Check all the nutted wire splices above fixture 4. I think one of the
neutrals came open and somehow changed the parallel wiring to something such
that two bulbs are powered in series. You should have gone from 4 to 5 to 6
instead of trying to parallel the last two connections. It should have
worked anyway but it setup a situation in fixture 4 with more wires and more
opportunities for miswires. Afterall it was fixture 4 you fooled with that
started the problem. The bulb blowing was irrelevant. The problem happened
when you moved stuff around changing the bulb. It worked once so it was
correctly wired at one time. A short would blow a circuit breaker, an open
is much more likely anyway.
I did this - disconnected #5 and #6 from #4. I also unscrewed wire nuts
at #4 and just hag wires. So if wires are hung at #4 meaning there is
no load voltage is 120V between hot and neutral. However if I screw
just fixture #4 with #5 and #6 disconnected I have 100V hot-neutral and
20 V neutral - ground. I then thought may be something wrong with
fixture #4 and unscrewed it but connected #5 at #4. Some effect,
voltage seems to be divided between hot and neutral relative to ground
depending on load, more load more voltage between neutral and ground
and less voltage between hot and ground. note, that at any case and i
measured it voltage at #3 is 120 V hot -neutral or ground and there is
no voltage between neutral and ground as it is supposed to be. It seems
I have eliminated all objects except that BX cable between #3 and #4.
Of cause I can replace that cable but i still want to understand what
can cause such weird behavior to avoid it in the future.

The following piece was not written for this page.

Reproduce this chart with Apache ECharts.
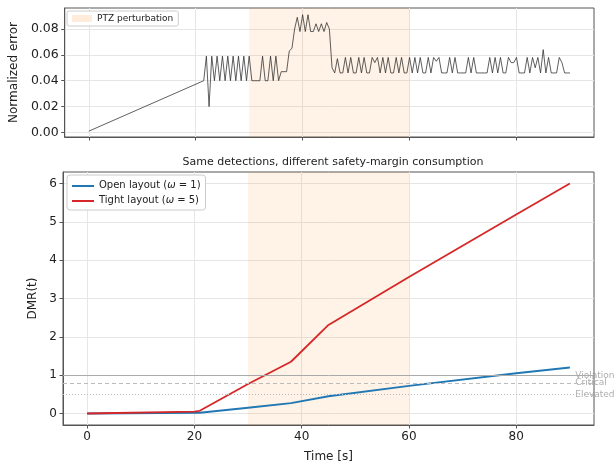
<!DOCTYPE html>
<html>
<head>
<meta charset="utf-8">
<script src="https://cdn.jsdelivr.net/npm/echarts@6/dist/echarts.min.js"></script>
<style>html,body{margin:0;padding:0;background:#fff}#c{width:614px;height:468px}</style>
</head>
<body>
<div id="c"></div>
<script>
// ---- Top panel: normalized error ----
const errTime = [0,
 21.5,22,22.5,23,23.5,24,24.5,25,25.5,26,26.5,27,27.5,28,28.5,29,29.5,30,30.5,31,
 31.5,32,32.5,33,33.5,34,34.5,35,35.5,36,36.5,37,37.5,38,38.5,39,39.5,40,40.5,41,
 41.5,42,42.5,43,43.5,44,44.5,45,45.5,46,46.5,47,47.5,48,48.5,49,49.5,50,50.5,51,
 51.5,52,52.5,53,53.5,54,54.5,55,55.5,56,56.5,57,57.5,58,58.5,59,59.5,60,60.5,61,
 61.5,62,62.5,63,63.5,64,64.5,65,65.5,66,66.5,67,67.5,68,68.5,69,69.5,70,70.5,71,
 71.5,72,72.5,73,73.5,74,74.5,75,75.5,76,76.5,77,77.5,78,78.5,79,79.5,80,80.5,81,
 81.5,82,82.5,83,83.5,84,84.5,85,85.5,86,86.5,87,87.5,88,88.5,89,89.5,90];
const errValue = [0.001,
 0.040,0.059,0.020,0.059,0.040,0.059,0.040,0.059,0.040,0.059,0.040,0.059,0.040,0.059,0.040,0.059,0.040,0.059,0.040,0.040,
 0.040,0.040,0.059,0.040,0.040,0.059,0.040,0.059,0.040,0.047,0.047,0.047,0.063,0.065,0.080,0.089,0.078,0.091,0.078,0.091,
 0.078,0.078,0.084,0.078,0.084,0.078,0.085,0.080,0.050,0.046,0.057,0.046,0.046,0.058,0.046,0.058,0.046,0.046,0.058,0.046,
 0.058,0.046,0.046,0.058,0.054,0.058,0.046,0.058,0.046,0.058,0.046,0.046,0.058,0.046,0.058,0.046,0.046,0.058,0.046,0.058,
 0.046,0.058,0.046,0.046,0.058,0.046,0.058,0.055,0.058,0.046,0.046,0.046,0.058,0.046,0.058,0.046,0.046,0.046,0.046,0.058,
 0.046,0.058,0.046,0.046,0.046,0.046,0.046,0.058,0.046,0.058,0.046,0.058,0.046,0.046,0.058,0.054,0.054,0.058,0.046,0.046,
 0.046,0.058,0.046,0.058,0.050,0.058,0.046,0.064,0.046,0.058,0.046,0.046,0.046,0.058,0.054,0.046,0.046,0.046];
const errTicks = [0, 0.02, 0.04, 0.06, 0.08];

// ---- Bottom panel: DMR ----
const openTime = [0, 21, 30, 38, 45, 60, 80, 90];
const openDMR  = [0, 0.02, 0.15, 0.27, 0.45, 0.72, 1.05, 1.2];
const tightTime = [0, 20, 21, 30, 38, 45, 60, 80, 90];
const tightDMR  = [0, 0.05, 0.07, 0.77, 1.35, 2.31, 3.56, 5.19, 6.0];
const dmrTicks = [0, 1, 2, 3, 4, 5, 6];
const timeTicks = [0, 20, 40, 60, 80];
const perturbation = [30, 60];
const thresholdNames = ['Violation', 'Critical', 'Elevated'];
const thresholdValues = [1.0, 0.8, 0.5];

const zip = (a, b) => a.map((v, i) => [v, b[i]]);
const FONT = 'DejaVu Sans';
const frame = '#555';
const gridLine = { show: true, lineStyle: { color: '#e6e6e6', width: 1 } };
const shadeColor = 'rgba(255,127,14,0.1)';

function xAxisCfg(idx, showLabels) {
  return {
    type: 'value', gridIndex: idx, min: -4.5, max: 94.5,
    axisLine: { show: true, onZero: false, lineStyle: { color: frame } },
    axisTick: { show: true, length: 3.5, lineStyle: { color: frame }, customValues: timeTicks },
    axisLabel: { show: showLabels, customValues: timeTicks, color: '#222', fontFamily: FONT, fontSize: 12, margin: 6 },
    splitLine: gridLine
  };
}

const chart = echarts.init(document.getElementById('c'), null, { renderer: 'canvas' });
chart.setOption({
  animation: false,
  textStyle: { fontFamily: FONT },
  title: {
    text: 'Same detections, different safety-margin consumption',
    left: 328, top: 152, textAlign: 'center',
    textStyle: { fontFamily: FONT, fontSize: 11, fontWeight: 'normal', color: '#222' }
  },
  grid: [
    { left: 63, top: 8, width: 531, height: 129, show: true, borderColor: frame, borderWidth: 1 },
    { left: 63, top: 172, width: 531, height: 256, show: true, borderColor: frame, borderWidth: 1 }
  ],
  legend: [
    {
      data: ['PTZ perturbation'], left: 67, top: 11, icon: 'rect', itemWidth: 20, itemHeight: 7,
      backgroundColor: '#fff', borderColor: '#ccc', borderWidth: 1, borderRadius: 2, padding: [3, 5],
      textStyle: { fontFamily: FONT, fontSize: 9, color: '#222' }
    },
    {
      data: ['Open layout (ω = 1)', 'Tight layout (ω = 5)'], left: 67, top: 175, orient: 'vertical',
      icon: 'rect', itemWidth: 22, itemHeight: 2, itemGap: 5,
      backgroundColor: '#fff', borderColor: '#ccc', borderWidth: 1, borderRadius: 3, padding: [5, 5],
      formatter: n => n.replace('ω', '{i|ω}'),
      textStyle: { fontFamily: FONT, fontSize: 10, color: '#222', height: 12,
        rich: { i: { fontFamily: FONT, fontSize: 10, fontStyle: 'italic', color: '#222' } } }
    }
  ],
  xAxis: [
    xAxisCfg(0, false),
    Object.assign(xAxisCfg(1, true), {
      name: 'Time [s]', nameLocation: 'middle', nameGap: 26,
      nameTextStyle: { fontFamily: FONT, fontSize: 12, color: '#222' }
    })
  ],
  yAxis: [
    {
      type: 'value', gridIndex: 0, min: -0.0035, max: 0.0962,
      name: 'Normalized error', nameLocation: 'middle', nameGap: 36,
      nameTextStyle: { fontFamily: FONT, fontSize: 12, color: '#222' },
      axisLine: { show: true, onZero: false, lineStyle: { color: frame } },
      axisTick: { show: true, length: 3.5, lineStyle: { color: frame }, customValues: errTicks },
      axisLabel: { customValues: errTicks, color: '#222', fontFamily: FONT, fontSize: 12.5, margin: 6,
        formatter: v => v.toFixed(2) },
      splitLine: gridLine
    },
    {
      type: 'value', gridIndex: 1, min: -0.3, max: 6.3,
      name: 'DMR(t)', nameLocation: 'middle', nameGap: 20,
      nameTextStyle: { fontFamily: FONT, fontSize: 12, color: '#222' },
      axisLine: { show: true, onZero: false, lineStyle: { color: frame } },
      axisTick: { show: true, length: 3.5, lineStyle: { color: frame }, customValues: dmrTicks },
      axisLabel: { customValues: dmrTicks, color: '#222', fontFamily: FONT, fontSize: 12, margin: 6 },
      splitLine: gridLine
    }
  ],
  series: [
    {
      name: 'PTZ perturbation', type: 'line', xAxisIndex: 0, yAxisIndex: 0, data: [],
      itemStyle: { color: 'rgba(255,127,14,0.15)' }, symbol: 'none', silent: true,
      markArea: { silent: true, itemStyle: { color: shadeColor }, data: [[{ xAxis: perturbation[0] }, { xAxis: perturbation[1] }]] }
    },
    {
      name: 'Normalized error', type: 'line', xAxisIndex: 0, yAxisIndex: 0,
      data: zip(errTime, errValue), symbol: 'none', z: 3,
      lineStyle: { color: 'rgba(45,45,45,0.85)', width: 0.9 }
    },
    {
      name: 'shade2', type: 'line', xAxisIndex: 1, yAxisIndex: 1, data: [], symbol: 'none', silent: true,
      markArea: { silent: true, itemStyle: { color: shadeColor }, data: [[{ xAxis: perturbation[0] }, { xAxis: perturbation[1] }]] },
      markLine: {
        silent: true, symbol: 'none', label: { show: false },
        data: [
          { yAxis: thresholdValues[0], lineStyle: { color: '#aaa', type: 'solid', width: 1 } },
          { yAxis: thresholdValues[1], lineStyle: { color: '#bbb', type: [4, 3], width: 1 } },
          { yAxis: thresholdValues[2], lineStyle: { color: '#bbb', type: [1, 2], width: 1 } }
        ]
      }
    },
    {
      name: 'thresholdLabels', type: 'scatter', xAxisIndex: 1, yAxisIndex: 1, symbolSize: 0, silent: true,
      data: thresholdNames.map((n, i) => ({ value: [91, thresholdValues[i]], name: n })),
      label: { show: true, position: 'right', distance: 0, formatter: p => p.name,
        color: '#999', fontFamily: FONT, fontSize: 9 }
    },
    {
      name: 'Open layout (ω = 1)', type: 'line', xAxisIndex: 1, yAxisIndex: 1,
      data: zip(openTime, openDMR), symbol: 'none', z: 4,
      itemStyle: { color: '#1f77b4' }, lineStyle: { color: '#1f77b4', width: 1.8 }
    },
    {
      name: 'Tight layout (ω = 5)', type: 'line', xAxisIndex: 1, yAxisIndex: 1,
      data: zip(tightTime, tightDMR), symbol: 'none', z: 4,
      itemStyle: { color: '#d62728' }, lineStyle: { color: '#d62728', width: 1.8 }
    }
  ]
});
</script>
</body>
</html>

Sasha, What you just did here was a load test of the circuit up to that
point. This proves that the problem is ahead of #4. If you do a similar
load test at #3 and it passes the test, the problem is between there
and #4. I would completely take the wire nuts off and remake all
connections. This is with the proper gage wire stripper and with new
wire nuts. I use a pliers to twist the leads together (clean and
shiney) as well as to twist on the wire nut. If after this it fails the
load test at #4 and passes at #3 pull out that run of BX out and
replace it! If you're curious why it failed you will have to perform an
autopsy on that piece of BX. Unwrapping all the armor or pulling all
the wire out of it and checking it all. You'll probably find a broken
conductor somewhere in that run. Most likely there's a bad junction
that you're not catching. usually a broken conductor leading into a
junction that was partially nicked through then failed.